> _What is required_:
Extract everything from the first line through the line with "from bokeh.resources import INLINE", both ends included, except for any pictures.

## Begin Given information

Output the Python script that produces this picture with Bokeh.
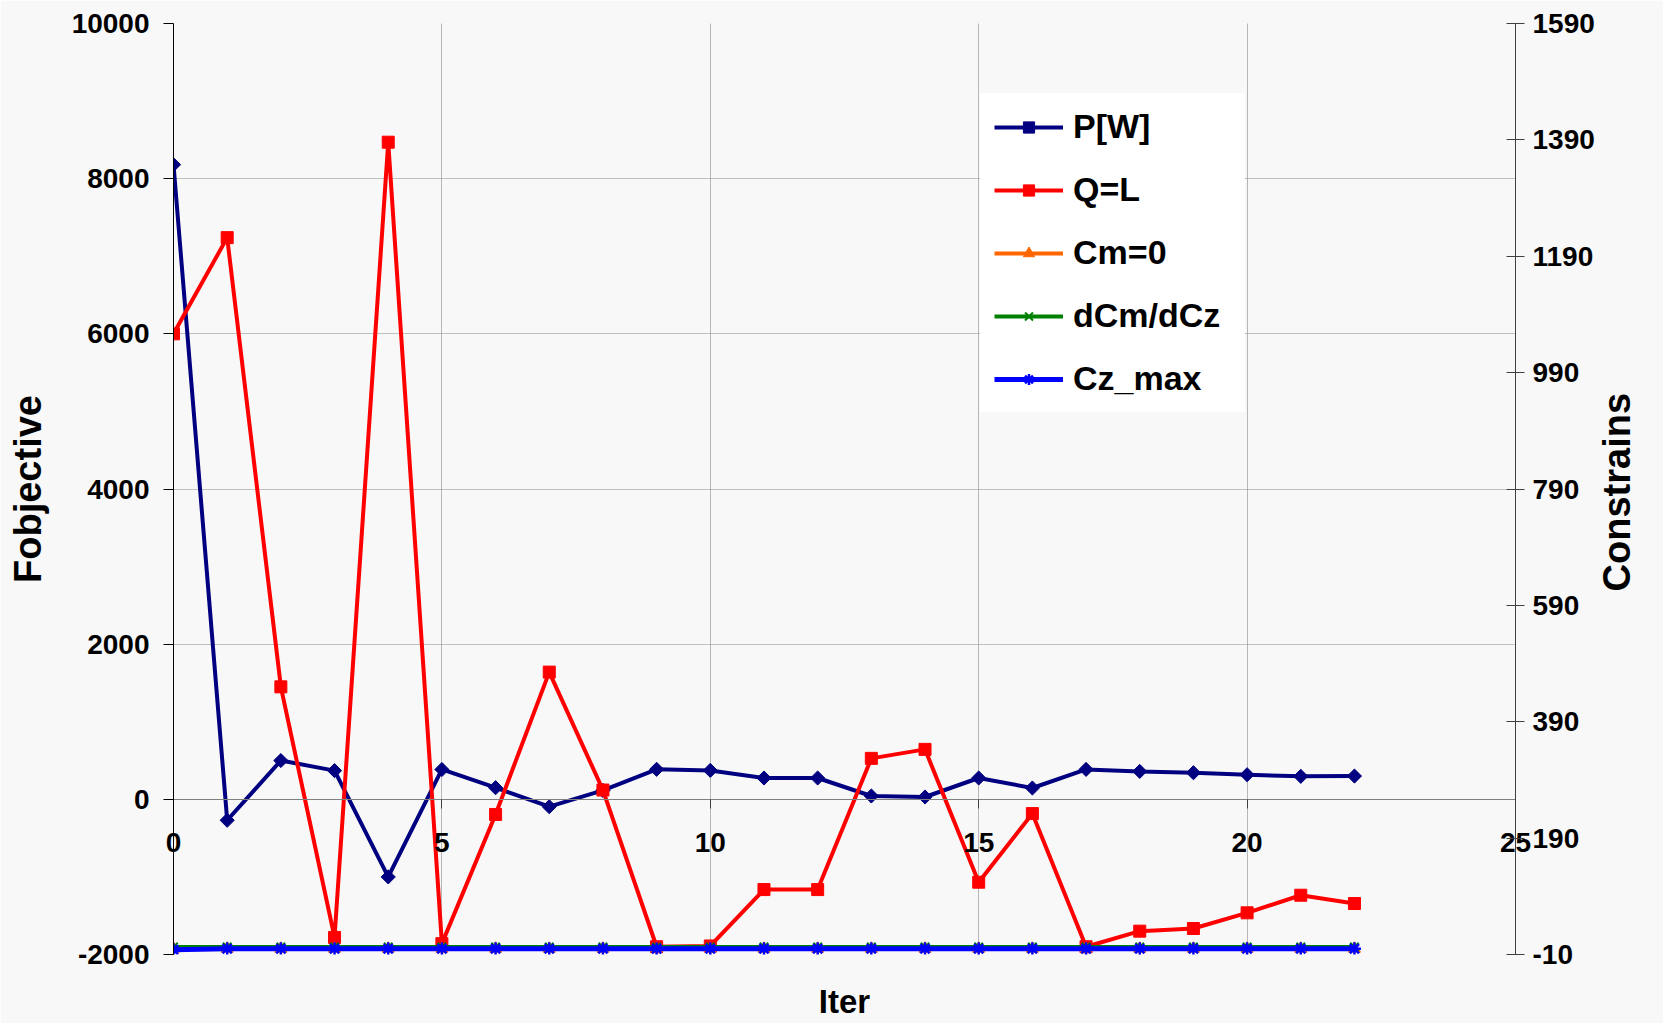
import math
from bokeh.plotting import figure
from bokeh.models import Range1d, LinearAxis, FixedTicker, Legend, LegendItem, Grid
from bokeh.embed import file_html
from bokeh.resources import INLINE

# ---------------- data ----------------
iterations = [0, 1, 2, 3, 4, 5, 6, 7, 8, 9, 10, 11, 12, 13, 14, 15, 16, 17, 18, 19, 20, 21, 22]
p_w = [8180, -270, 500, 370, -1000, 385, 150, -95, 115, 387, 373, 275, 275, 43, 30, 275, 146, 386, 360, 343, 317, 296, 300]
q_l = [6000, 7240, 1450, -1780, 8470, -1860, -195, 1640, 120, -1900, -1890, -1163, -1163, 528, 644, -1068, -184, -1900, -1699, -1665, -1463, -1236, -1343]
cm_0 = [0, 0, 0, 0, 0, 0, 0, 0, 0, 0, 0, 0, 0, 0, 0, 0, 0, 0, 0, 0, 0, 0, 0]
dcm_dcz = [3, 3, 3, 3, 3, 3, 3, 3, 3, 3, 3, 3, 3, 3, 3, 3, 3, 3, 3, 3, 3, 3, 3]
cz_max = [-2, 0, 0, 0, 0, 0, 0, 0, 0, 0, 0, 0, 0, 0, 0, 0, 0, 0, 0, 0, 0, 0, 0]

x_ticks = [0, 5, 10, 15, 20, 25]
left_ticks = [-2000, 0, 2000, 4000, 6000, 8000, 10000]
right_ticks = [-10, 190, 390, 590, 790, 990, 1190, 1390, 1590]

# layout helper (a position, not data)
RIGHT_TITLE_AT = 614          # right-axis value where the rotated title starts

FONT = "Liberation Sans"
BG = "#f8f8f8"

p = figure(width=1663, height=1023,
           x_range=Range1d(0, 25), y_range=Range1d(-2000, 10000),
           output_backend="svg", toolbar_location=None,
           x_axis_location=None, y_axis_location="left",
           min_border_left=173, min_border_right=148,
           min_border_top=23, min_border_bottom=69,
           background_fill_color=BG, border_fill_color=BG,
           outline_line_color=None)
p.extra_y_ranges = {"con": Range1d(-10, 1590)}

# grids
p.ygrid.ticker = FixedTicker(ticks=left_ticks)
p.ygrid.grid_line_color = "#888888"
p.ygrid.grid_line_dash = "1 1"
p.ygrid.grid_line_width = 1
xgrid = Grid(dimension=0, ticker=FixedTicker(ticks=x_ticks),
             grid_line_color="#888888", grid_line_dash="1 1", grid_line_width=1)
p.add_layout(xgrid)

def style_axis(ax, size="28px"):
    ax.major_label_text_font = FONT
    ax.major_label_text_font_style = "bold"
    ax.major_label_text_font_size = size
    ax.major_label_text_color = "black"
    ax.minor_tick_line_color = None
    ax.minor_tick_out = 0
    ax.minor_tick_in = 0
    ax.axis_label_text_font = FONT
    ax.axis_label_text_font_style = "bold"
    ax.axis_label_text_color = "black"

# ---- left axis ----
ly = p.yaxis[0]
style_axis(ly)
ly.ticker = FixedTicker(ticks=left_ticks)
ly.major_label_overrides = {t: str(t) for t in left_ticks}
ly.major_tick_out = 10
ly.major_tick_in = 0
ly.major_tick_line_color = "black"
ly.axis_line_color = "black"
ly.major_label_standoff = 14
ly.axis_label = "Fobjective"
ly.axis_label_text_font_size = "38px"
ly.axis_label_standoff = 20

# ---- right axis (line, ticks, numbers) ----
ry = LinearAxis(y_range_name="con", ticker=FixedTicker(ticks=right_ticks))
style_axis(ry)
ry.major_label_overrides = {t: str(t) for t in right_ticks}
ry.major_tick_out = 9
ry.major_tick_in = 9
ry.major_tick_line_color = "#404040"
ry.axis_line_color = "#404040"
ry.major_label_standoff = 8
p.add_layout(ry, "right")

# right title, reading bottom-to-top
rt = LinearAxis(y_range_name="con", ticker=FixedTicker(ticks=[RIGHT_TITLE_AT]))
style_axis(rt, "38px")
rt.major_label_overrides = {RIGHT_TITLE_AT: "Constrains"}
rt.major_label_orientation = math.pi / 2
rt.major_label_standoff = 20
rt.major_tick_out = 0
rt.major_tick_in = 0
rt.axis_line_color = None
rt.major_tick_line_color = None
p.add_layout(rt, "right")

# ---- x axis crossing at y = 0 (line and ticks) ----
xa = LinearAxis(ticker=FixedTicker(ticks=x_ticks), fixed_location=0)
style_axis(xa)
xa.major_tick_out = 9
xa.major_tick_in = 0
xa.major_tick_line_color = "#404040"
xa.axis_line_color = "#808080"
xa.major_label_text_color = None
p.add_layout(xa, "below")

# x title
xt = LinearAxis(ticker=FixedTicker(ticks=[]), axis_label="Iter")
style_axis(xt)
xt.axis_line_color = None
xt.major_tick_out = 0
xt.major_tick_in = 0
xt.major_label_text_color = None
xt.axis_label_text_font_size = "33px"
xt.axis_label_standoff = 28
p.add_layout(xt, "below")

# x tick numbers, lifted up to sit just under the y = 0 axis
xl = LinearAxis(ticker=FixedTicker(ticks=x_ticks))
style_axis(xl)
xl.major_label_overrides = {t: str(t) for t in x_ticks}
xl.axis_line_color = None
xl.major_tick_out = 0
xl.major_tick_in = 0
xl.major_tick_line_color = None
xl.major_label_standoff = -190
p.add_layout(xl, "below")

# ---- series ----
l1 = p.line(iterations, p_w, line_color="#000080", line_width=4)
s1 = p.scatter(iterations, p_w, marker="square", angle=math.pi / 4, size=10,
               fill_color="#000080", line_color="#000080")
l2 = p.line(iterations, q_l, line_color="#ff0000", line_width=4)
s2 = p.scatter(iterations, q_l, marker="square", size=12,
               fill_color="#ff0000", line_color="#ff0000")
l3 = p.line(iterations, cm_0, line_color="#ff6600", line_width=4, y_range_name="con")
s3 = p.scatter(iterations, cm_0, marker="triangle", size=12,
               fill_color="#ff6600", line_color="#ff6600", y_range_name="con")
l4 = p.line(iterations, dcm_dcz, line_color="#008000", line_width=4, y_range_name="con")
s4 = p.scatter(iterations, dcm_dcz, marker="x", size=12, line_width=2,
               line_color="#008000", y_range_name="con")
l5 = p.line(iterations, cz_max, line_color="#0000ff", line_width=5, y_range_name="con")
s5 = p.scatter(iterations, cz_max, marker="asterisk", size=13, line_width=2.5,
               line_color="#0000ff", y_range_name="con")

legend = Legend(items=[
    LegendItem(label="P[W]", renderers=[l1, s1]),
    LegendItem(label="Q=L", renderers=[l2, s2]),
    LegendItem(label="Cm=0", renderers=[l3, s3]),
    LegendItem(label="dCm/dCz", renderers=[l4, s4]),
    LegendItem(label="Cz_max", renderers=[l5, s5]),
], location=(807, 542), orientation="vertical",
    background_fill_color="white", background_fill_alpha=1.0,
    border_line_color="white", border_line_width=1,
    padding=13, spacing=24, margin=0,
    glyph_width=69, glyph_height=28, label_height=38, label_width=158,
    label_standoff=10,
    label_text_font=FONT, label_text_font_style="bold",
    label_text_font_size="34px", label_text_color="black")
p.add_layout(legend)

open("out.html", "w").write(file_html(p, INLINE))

## End Given information

> _Result for this exercise_:
Output the Python script that produces this picture with Bokeh.
import math
from bokeh.plotting import figure
from bokeh.models import Range1d, LinearAxis, FixedTicker, Legend, LegendItem, Grid
from bokeh.embed import file_html
from bokeh.resources import INLINE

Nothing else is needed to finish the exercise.